The error isn't the problem. The fact you don't report it is the problem.


Before this popup message was introduced, people of dubious intelligence were under the impression Blue Client was broken because they coded it wrong, it reported an error, but they had no On Error event to see the error. So all they knew is "I did everything right, but it doesn't work".

Confused by the lack of errors, caused by the lack of error checking in their code, they decided "couldn't be me, I have never coded a mistake in my life, must be the multiplayer", ignored the common sense of asking why a problem's happening instead of immediately trying a different method… and switched back to Relay Client, or just abandoned multiplayer entirely.

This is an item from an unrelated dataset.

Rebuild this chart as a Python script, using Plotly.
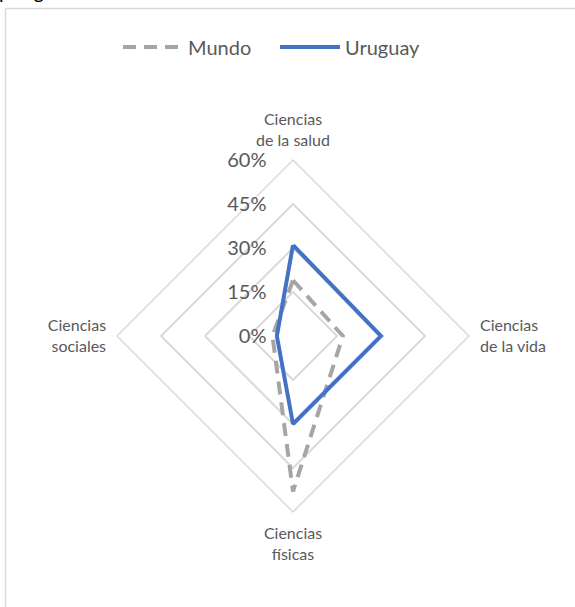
import plotly.graph_objects as go

categories = ["Ciencias<br>de la salud", "Ciencias<br>de la vida", "Ciencias<br>físicas", "Ciencias<br>sociales"]
mundo = [19, 17, 53, 7]
uruguay = [31, 30, 30, 5.5]
radial_ticks = [0, 15, 30, 45, 60]
radial_ticktext = ["0%", "15%", "30%", "45%", "60%"]

FONT = "Lato, Liberation Sans, sans-serif"
TXT = "#595959"

fig = go.Figure()
fig.add_trace(go.Scatterpolar(
    r=mundo + [mundo[0]], theta=categories + [categories[0]],
    mode="lines", name="Mundo",
    line=dict(color="#A5A5A5", width=4, dash="13px,8px"),
))
fig.add_trace(go.Scatterpolar(
    r=uruguay + [uruguay[0]], theta=categories + [categories[0]],
    mode="lines", name="Uruguay",
    line=dict(color="#4472C4", width=4),
))

fig.update_layout(
    width=575, height=607,
    margin=dict(l=0, r=0, t=0, b=0),
    paper_bgcolor="white",
    font=dict(family=FONT, color=TXT),
    showlegend=True,
    legend=dict(orientation="h", x=118 / 575, xanchor="left", y=1 - 47 / 607, yanchor="middle",
                font=dict(size=20, color=TXT), itemwidth=60, entrywidth=82, bgcolor="rgba(0,0,0,0)"),
    polar=dict(
        domain=dict(x=[117 / 575, 469 / 575], y=[1 - 512 / 607, 1 - 160 / 607]),
        bgcolor="white",
        gridshape="linear",
        radialaxis=dict(range=[0, 60], tickvals=radial_ticks, ticktext=radial_ticktext,
                        angle=90, tickangle=90, side="counterclockwise",
                        showline=False, ticks="outside", ticklen=19, tickcolor="rgba(0,0,0,0)",
                        gridcolor="#D9D9D9", gridwidth=1.5,
                        tickfont=dict(size=20, color=TXT)),
        angularaxis=dict(direction="clockwise", rotation=90, showgrid=False,
                         showline=True, linecolor="#D9D9D9", linewidth=1.5,
                         ticks="outside", ticklen=7, tickcolor="rgba(0,0,0,0)",
                         tickfont=dict(size=16, color=TXT)),
    ),
    annotations=[dict(text="por gran área en 2020", xref="paper", yref="paper", x=-0.005, y=1.0,
                      xanchor="left", yanchor="bottom", yshift=-5, showarrow=False,
                      font=dict(size=20, color="#000000", family=FONT))],
    shapes=[
        dict(type="line", xref="paper", yref="paper", x0=5.5 / 575, x1=5.5 / 575, y0=0, y1=1 - 8.5 / 607,
             line=dict(color="#D9D9D9", width=1.5)),
        dict(type="line", xref="paper", yref="paper", x0=5.5 / 575, x1=1, y0=1 - 8.5 / 607, y1=1 - 8.5 / 607,
             line=dict(color="#D9D9D9", width=1.5)),
    ],
)

fig.write_html("out.html", config={"displayModeBar": False},
               post_script="document.body.style.margin='0';")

Truly, paragons of logical deduction.


Similarly, you can get these popup boxes if you miss out on Connection > On disconnect and other events. This is because while you can test for connection lost with Client > Connection > Is connected [negated], this is inefficient.

Code should run as few times as possible, for minimum impact on CPU; constant checks when the underlying data can't constantly change is a sure sign you're doing something wrong. This is true in Fusion and all other coding languages.

You can multiply by adding several times, and it will work and give you a "multiplied" answer… but it's not the smart way to multiply.

So, use less code – minimize the use of non-triggered conditions.


If you really insist on shooting your CPU in the leg, then you can create an Connection > On disconnect event that doesn't do anything, like sets a global value to itself. Blue only detects the condition being activated in the event sheet, it doesn't check that you actually do anything meaningful with it.